Part 8 - Financial Services: Amendment to the European Union (Insurance and Reinsurance) Regulations 2015 and the European Union (Insurance Distribution) Regulations 2018

This part of the Bill provides for a temporary run-off regime which, subject to a number of conditions, will enable UK insurance undertakings and intermediaries to continue to fulfil contractual obligations to their Irish customers for a period of three years after the date of the withdrawal of the UK from the EU.

Part 9 - Amendment of Harbours Act 1996

This part provides for an extension of the period of validity of pilot exemption certificates issued by harbour companies to relevant seafarers, eg to ships masters on ferries, from the existing maximum one-year period to a maximum of three years.

It will also allow for existing holders of pilot exemption certificates to apply for new certificates in the period leading up to March 29, even if their existing exemption certificate may not have expired.

Part 10 - Third Country Bus Services

The purpose of this part is to provide on a precautionary basis for a regulatory regime in relation to bus and coach passenger services between Ireland and a country which is not part of the EU.

Part 11 - Amendments to the Social Welfare Consolidation Act 2005

This part enables the Minister for Employment Affairs and Social Protection to make orders with regard to arrangements with other states.

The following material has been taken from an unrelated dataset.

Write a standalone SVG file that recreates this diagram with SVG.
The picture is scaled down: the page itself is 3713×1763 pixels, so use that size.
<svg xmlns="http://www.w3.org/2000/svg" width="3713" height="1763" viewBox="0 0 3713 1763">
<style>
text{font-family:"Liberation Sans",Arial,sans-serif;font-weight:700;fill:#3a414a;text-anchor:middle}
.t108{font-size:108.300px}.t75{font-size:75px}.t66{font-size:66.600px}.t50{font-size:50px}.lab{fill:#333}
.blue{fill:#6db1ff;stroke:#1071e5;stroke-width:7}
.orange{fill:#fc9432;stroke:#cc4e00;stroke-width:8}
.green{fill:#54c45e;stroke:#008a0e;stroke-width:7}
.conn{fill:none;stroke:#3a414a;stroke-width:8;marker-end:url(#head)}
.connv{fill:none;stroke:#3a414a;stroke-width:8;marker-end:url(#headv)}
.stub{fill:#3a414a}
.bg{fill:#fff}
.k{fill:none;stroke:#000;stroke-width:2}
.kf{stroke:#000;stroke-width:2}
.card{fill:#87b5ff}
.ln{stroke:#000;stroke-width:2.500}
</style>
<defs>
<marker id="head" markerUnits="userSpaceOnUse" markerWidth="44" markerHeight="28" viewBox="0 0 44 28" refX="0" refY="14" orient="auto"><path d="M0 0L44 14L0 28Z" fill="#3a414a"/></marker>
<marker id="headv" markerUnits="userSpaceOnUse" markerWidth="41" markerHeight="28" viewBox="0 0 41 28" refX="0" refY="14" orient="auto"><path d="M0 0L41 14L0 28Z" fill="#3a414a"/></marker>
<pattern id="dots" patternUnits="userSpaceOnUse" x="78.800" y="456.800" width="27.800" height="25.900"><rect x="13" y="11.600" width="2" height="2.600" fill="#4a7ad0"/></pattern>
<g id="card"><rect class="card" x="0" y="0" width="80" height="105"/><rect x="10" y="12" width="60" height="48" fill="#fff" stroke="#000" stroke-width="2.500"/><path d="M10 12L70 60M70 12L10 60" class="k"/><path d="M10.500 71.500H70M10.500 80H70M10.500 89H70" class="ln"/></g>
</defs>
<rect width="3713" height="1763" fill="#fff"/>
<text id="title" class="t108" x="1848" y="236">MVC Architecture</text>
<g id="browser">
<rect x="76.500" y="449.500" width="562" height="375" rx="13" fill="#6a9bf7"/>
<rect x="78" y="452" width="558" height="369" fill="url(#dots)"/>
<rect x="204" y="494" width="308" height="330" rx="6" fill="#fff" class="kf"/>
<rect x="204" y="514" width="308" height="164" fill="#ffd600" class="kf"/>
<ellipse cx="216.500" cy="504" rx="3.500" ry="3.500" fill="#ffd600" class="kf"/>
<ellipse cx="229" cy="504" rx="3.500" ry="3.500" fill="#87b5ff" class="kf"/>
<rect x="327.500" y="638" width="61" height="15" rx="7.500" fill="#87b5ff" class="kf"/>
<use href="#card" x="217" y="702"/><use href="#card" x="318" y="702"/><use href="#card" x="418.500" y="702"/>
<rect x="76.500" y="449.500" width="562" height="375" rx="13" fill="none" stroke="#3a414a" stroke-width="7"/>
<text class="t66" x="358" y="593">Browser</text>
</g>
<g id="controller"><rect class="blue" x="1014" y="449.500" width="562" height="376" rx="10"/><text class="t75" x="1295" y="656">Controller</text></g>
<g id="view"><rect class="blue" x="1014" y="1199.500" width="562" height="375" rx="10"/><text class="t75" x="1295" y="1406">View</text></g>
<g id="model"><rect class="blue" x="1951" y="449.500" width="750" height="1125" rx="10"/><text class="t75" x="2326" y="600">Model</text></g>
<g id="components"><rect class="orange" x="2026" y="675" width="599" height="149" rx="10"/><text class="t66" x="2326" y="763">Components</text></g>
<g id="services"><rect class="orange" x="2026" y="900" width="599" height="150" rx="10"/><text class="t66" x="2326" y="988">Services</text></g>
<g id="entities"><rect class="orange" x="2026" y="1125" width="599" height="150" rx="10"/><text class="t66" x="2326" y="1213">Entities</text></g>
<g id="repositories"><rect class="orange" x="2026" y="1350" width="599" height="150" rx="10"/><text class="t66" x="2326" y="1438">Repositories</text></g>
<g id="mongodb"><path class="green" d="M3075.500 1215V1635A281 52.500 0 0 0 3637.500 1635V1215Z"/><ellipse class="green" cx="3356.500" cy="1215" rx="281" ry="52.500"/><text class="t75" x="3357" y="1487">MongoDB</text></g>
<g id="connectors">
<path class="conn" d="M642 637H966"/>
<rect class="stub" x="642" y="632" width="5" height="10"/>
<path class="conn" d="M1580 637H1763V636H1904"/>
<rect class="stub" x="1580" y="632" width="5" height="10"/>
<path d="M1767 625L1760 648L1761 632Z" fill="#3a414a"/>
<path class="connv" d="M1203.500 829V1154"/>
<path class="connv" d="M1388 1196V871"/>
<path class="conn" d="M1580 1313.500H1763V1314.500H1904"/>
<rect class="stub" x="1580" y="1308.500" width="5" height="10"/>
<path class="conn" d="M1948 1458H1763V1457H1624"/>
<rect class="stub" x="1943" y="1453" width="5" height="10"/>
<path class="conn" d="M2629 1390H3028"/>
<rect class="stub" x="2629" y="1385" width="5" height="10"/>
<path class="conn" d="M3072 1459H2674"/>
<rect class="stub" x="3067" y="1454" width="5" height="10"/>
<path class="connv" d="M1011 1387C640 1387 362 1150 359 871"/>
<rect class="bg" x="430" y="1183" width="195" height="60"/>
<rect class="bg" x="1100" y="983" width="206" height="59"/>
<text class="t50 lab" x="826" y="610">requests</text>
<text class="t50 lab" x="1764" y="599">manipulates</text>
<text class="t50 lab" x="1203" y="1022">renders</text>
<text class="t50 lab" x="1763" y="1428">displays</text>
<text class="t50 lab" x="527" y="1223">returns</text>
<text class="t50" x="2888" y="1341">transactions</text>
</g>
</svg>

The Department of Employment Affairs and Social Protection has finalised an agreement in the field of social security with the UK under the Common Travel Area, which effectively provides for the continuation of current arrangements post-Brexit.

Part 12 - Amendments to the Protection of Employees (Employers' Insolvency) Act 1984

In a no deal scenario, once the UK leaves the EU and becomes a third country, employers in a state of insolvency under the laws of the UK would no longer fall within the scope of the Protection of Employees (Employers' Insolvency) Act unless it is amended.

The purpose of this part is to ensure that, in the event of an employer becoming insolvent under the laws of the UK, their employees who work and pay PRSI in Ireland, will continue to be covered by the protections set out in the Act.

Part 13 - Amendment of Extradition Act 1965

In the event of a no-deal Brexit the European Arrest Warrant system will cease to apply to the UK. This part provides for the maintenance of arrangements in relation to extradition of citizens between Ireland and the UK under the 1957 Council of Europe Convention on Extradition.

Part 14 - Immigration

These provisions amend the Immigration Act 1999 and 2003 to confirm that immigration officers, in considering removing or deporting a person from the State, have, in line with EU and international obligations, the power to undertake refoulement consideration.

Part 15 - Miscellaneous

This part provides that the term "Member State" where used in any enactment shall be interpreted as including the UK for the duration of any transition period, in the context of a withdrawal agreement between the UK and the EU being ratified by the UK.